During subsequent reading operations an unmodulated electron beam is scanned across the target. As it impinges on the target surface, the electron beam that impinges on the insulating regions tends to divert by the action of the negative surface charges on the insulative regions and impinges on the exposed resistive regions. The amount of electrons entering the resistive regions is in inverse proportion to the amount of negative charges on the adjacent insulative regions that constitute an elemental region, or picture element. Therefore, capacitors 23 are charged up in inverse proportion to the charges stored on capacitors 27. It is understood that the resistive regions 13 have the effect of temporal storage of charges to be transferred to the underlying conductive layer 11 as well as the effect of isolating the underlying layer from the direct bombardment of electrons, which prevents the latter from being excessively charged. The storage time or time constant of each picture element defined by a resistive region and its adjacent insulative regions is determined by the resistivity and the thickness of the resistive layer 13. This time constant must be greater than the time it takes for the electron beam to traverse a single picture element, i.e. to read out an elemental electron image stored on the picture element during reading operation. A typical value of this time interval is 100 nanoseconds.
For purposes of discussion, assume that the insulative region of a given picture element has a charge potential of -5 volts and the conductive layer 11 is biased at +14 volts, the capacitor 23 will be continued to be charged until the corresponding terminal 28 is reduced to a voltage level of +7 volts from the initial voltage level of +14 volts as seen from the operating characteristics of FIG. 7. Therefore, a voltage variation of 7 volts is developed across the capacitor 23 and delivered from the conductive layer 11 represented by conductor 21 in FIG. 6. As illustrated in FIG. 7, the video output has a linear range of 11 volts which is 5.5 times the value available with the prior art target structure represented in FIG. 1. Otherwise stated, gradation is improved by the factor of 5.5 as compared with the prior art target.
To permit repeated operations of reading, it is necessary that the capacitors 23 be discharged through resistors 22 before the target is again scanned in the subsequent reading operation. Therefore, the time constant value previously referred to should be smaller than the interval between successive scannings, which is typically 33 milliseconds. Therefore, it is appreciated that the time constant value of the picture element should be greater than the time interval required for the electron beam to traverse the picture element and smaller than the time interval between successive reading operations.

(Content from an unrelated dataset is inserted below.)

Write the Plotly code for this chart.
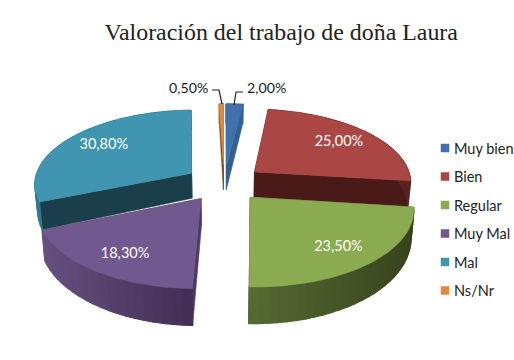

In practical embodiment, the desired time constant value can be obtained by selecting the resistivity of the resistive layer 13 in a range from about 105 to 1012 ohm-cm and the thickness thereof being in a range from about 1 to 100 micrometers, and preferably in the neighborhood of 20 micrometers. The resistivity of the insulative regions 12 is preferably greater than 1014 ohm-cm and its thickness ranges from 0.1 to 10 micrometers, of which the preferred value being in a range from 1 to 3 micrometers. The capacitance value of the insulative regions 12 is preferably five times that of the resistive layer 13.
FIGS. 8-10 illustrate alternative embodiments of the invention. In FIG. 8, the insulative regions 12 and the resistive regions 13 are juxtaposed on the conductive layer 11 to form a general surface toward the electron beam source that entirely covers the conductive layer to prevent direct impingement of electrons. In FIG. 9 the insulative layer 12 is in contact with the faceplate 10 and the conductive layer 11 takes the form of a meshed structure which is mounted on the insulative layer 12. The resistive layer 13 is provided on the meshed electrode 11. The conductive layer 11 may be formed of a semiconductive material which is provided with a plurality of etched areas to accommodate the resistive regions as illustrated in FIG. 10. The insulative regions 12 are provided on the areas not occupied by the resistive regions.
Image pickup and storage functions can be achieved by forming the resistive layer 13 with a photoconductive material previously described and forming the conductive layer 11 with a transparent conductive material such as SnO2. In FIG. 11, the target structure 100 formed of such compositions is illustrated to operate on dual functions. Incident optical image on the target face 10 is photoelectrically converted by means of the photoconductive properties of the resistive layer 13 into a corresponding electron image which causes the insulative regions 12 to acquire a potential which is 5 to 20 volts lower than the potential at the conductive layer 11. A source of flood light 36 is provided outside of an evacuated envelope 35 in which the target 100, an accelerating mesh electrode 33 and a source of electron beam 34 are arranged in this order. With the electron image so formed on the insulative regions, the photoconductive layer 13 is uniformly illuminated with flood light from the energized light source 36 and simultaneously the conductive layer 11 is brought to +10 volts with respect to the beam source 34 and the mesh electrode 33 to a potential of +300 volts. With these potential relationship, the target surface is scanned with an electron beam of uniform intensity. Since the resistance of the photoconductive layer 13 is reduced by the flooding light, the surface potential of the insulative regions is driven negatively with respect to the beam source, the impinging electron beam enters the photoconductive layer 13 in inverse proportion to the amount of charges stored on the insulative regions in a similar manner to that described previously in connection with FIG. 2.
In practical embodiment, the insulative regions are formed of a material such as CaF2, MgF2, Si O2, and the photoconductive layer 13 is formed of a material such as Sb2 O3, PbO, CdS, As2 S3, PbS, ZnSe.